We hold he should be required to pay $30 per week per child, to terminate when the child attains the age of 18 unless the child is then attending high school, in which event payments for said child shall continue until the child completes her high school education. Gerald shall pay the health insurance premium as provided in the decree. In thus fixing child support payments, we are cognizant of Gerald’s obligations under the decree to pay some of the family’s indebtedness. Of course, these child support payments will be subject to the COLA provision.

III. Was the property division inequitable?

Nancy contends the court should have valued the parties’ residence at $60,000 in conformance with her expert witness’ opinion, rather than fixing the value at $52,500. Because the home was awarded to Gerald, she argues this made the property settlement unfair.

An extensive discussion of the evidence would not contribute to our jurisprudence.
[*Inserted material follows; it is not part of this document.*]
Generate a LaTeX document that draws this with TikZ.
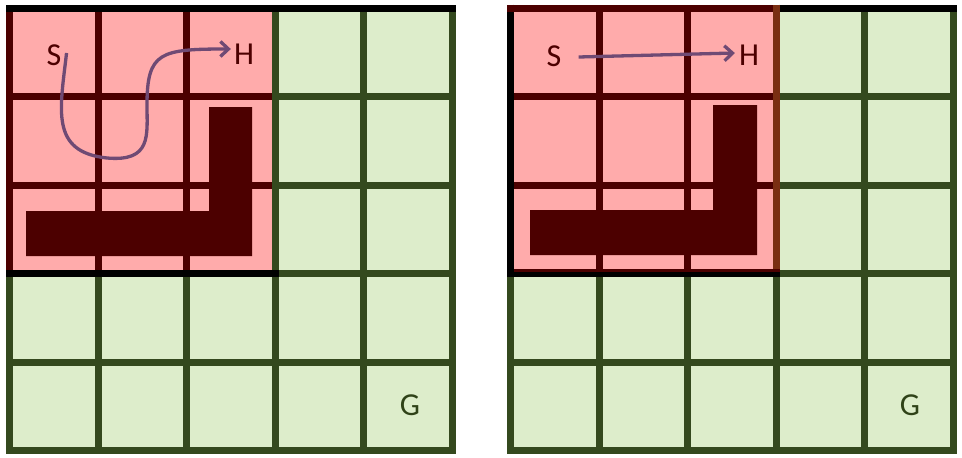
\documentclass[tikz,border=0pt]{standalone}
\usepackage{fontspec}
\setmainfont{Carlito}
\usetikzlibrary{arrows.meta}
\definecolor{pinkfill}{HTML}{FFABAB}
\definecolor{greenfill}{HTML}{DDEDCB}
\definecolor{greenline}{HTML}{34491E}
\definecolor{redline}{HTML}{4C0000}
\definecolor{obst}{HTML}{4C0000}
\definecolor{pathcol}{HTML}{6F4A74}
\definecolor{brownline}{HTML}{7A2E12}
\definecolor{gtext}{HTML}{2F4218}
\tikzset{
  gline/.style={draw=greenline, line width=7pt, line cap=rect},
  rline/.style={draw=redline, line width=7pt},
  bline/.style={draw=black, line width=7pt},
  obstacle/.style={fill=obst},
  lbl/.style={inner sep=0pt, font=\fontsize{32}{38}\selectfont},
  route/.style={draw=pathcol, line width=3.3pt, -{Straight Barb[length=8pt,width=15pt]}},
}
\begin{document}
\begin{tikzpicture}[x=1pt,y=-1pt]
\useasboundingbox (0,0) rectangle (962,458);
\fill[white] (0,0) rectangle (962,458);
\foreach \ox in {9.5,510.5}{
  \fill[greenfill] (\ox,8) rectangle ++(442.5,442.5);
  \fill[pinkfill] (\ox,8) rectangle ++(265.5,265.5);
  \foreach \i in {0,...,5}{
    \draw[gline] ({\ox+88.5*\i},8) -- ({\ox+88.5*\i},450.5);
    \draw[gline] (\ox,{8+88.5*\i}) -- ({\ox+442.5},{8+88.5*\i});
  }
  \foreach \i in {1,2}{
    \draw[rline] ({\ox+88.5*\i},8) -- ({\ox+88.5*\i},273.5);
    \draw[rline] ({\ox-3.5},{8+88.5*\i}) -- ({\ox+262},{8+88.5*\i});
  }
}
% left grid edges
\draw[rline] (9.5,8) -- (9.5,273.5);
\draw[bline] (6,8) -- (455.5,8);
\draw[bline] (6,273.5) -- (278.5,273.5);
% right grid edges
\draw[bline] (510.5,4.5) -- (510.5,277);
\draw[bline] (779.5,8) -- (956.5,8);
\draw[rline] (507,8) -- (779.5,8);
\draw[draw=brownline, line width=7pt] (776,4.5) -- (776,270);
\draw[bline] (507,273.5) -- (779.5,273.5);
\draw[draw=redline, line width=3pt] (514,270.5) -- (779.5,270.5);
% obstacles
\fill[obstacle] (26,211) -- (209,211) -- (209,107) -- (252,107) -- (252,256) -- (26,256) -- cycle;
\fill[obstacle] (530,210) -- (713,210) -- (713,105) -- (757,105) -- (757,255) -- (530,255) -- cycle;
% labels
\node[lbl, text=redline] (S1) at (54,55) {S};
\node[lbl, text=redline] (H1) at (244,54) {H};
\node[lbl, text=gtext] (G1) at (410,405) {G};
\node[lbl, text=redline] (S2) at (554,56) {S};
\node[lbl, text=redline] (H2) at (749,55) {H};
\node[lbl, text=gtext] (G2) at (910,405) {G};
% routes
\draw[route] ([xshift=5pt,yshift=2pt]S1.east) .. controls (60,110) and (50,152) .. (107,158)
  .. controls (152,162) and (147,135) .. (147,105)
  .. controls (147,52) and (160,49) .. ([xshift=-3pt,yshift=5pt]H1.west);
\draw[route] ([xshift=17pt,yshift=-1pt]S2.east) -- ([xshift=-4pt,yshift=2pt]H2.west);
\end{tikzpicture}
\end{document}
We hold trial court was justified on this record in finding the home was worth $52,500.

Trial court rounded out the division of property and indebtedness by awarding Nancy an $8000 property settlement to be paid “at the option of the Respondent” in installments of $100 per month to commence July 1, 1981, and to be paid in full if the residence was sold. We hold this obligation should draw interest at nine percent per annum payable monthly, and until paid in full the balance should constitute a lien on the residence awarded Gerald.

IV. Should trial court have admitted into evidence the exhibits prepared by the expert relating to his testimony on economic conditions?

In the course of Professor Marberry’s testimony, Nancy sought to introduce certain charts he had prepared to demonstrate (1) the projected future cost of feeding a child, (2) the rates of change in the consumer price index and (3) the direct progression in the amount of dollars needed for a constant purchase. The objections were largely foundational and were ultimately sustained.

Exhibit 16, showing the annual rates of change in the national consumer price index since 1946, was objected to on grounds of hearsay and irrelevancy. In view of the witness’ foundational testimony, we hold the objection should have been overruled. See Schmitt v. Jenkins Truck Lines, Inc., 170 N.W.2d 632, 657-59 (Iowa 1969). In any event, the court could have judicially noticed the underlying statistics, see Town of LeClaire v. Ahrens, 195 N.W.2d 719, 720 (Iowa 1972); Iron Workers Local 67 v. Hart, 191 N.W.2d 758, 769 (Iowa 1971), and made its own computation. Because we have not considered the other exhibits in our de novo review and the ease will not be retried, we find no reason to examine the remaining contested rulings. See In Interest of Adkins, 298 N.W.2d 273, 278 (Iowa 1980).

We deny Gerald’s request for attorney fees on appeal, and tax the costs two-thirds to Gerald and one-third to Nancy. We remand for modification of the decree in conformance with this opinion.

AFFIRMED IN PART, REVERSED IN PART, MODIFIED AND REMANDED.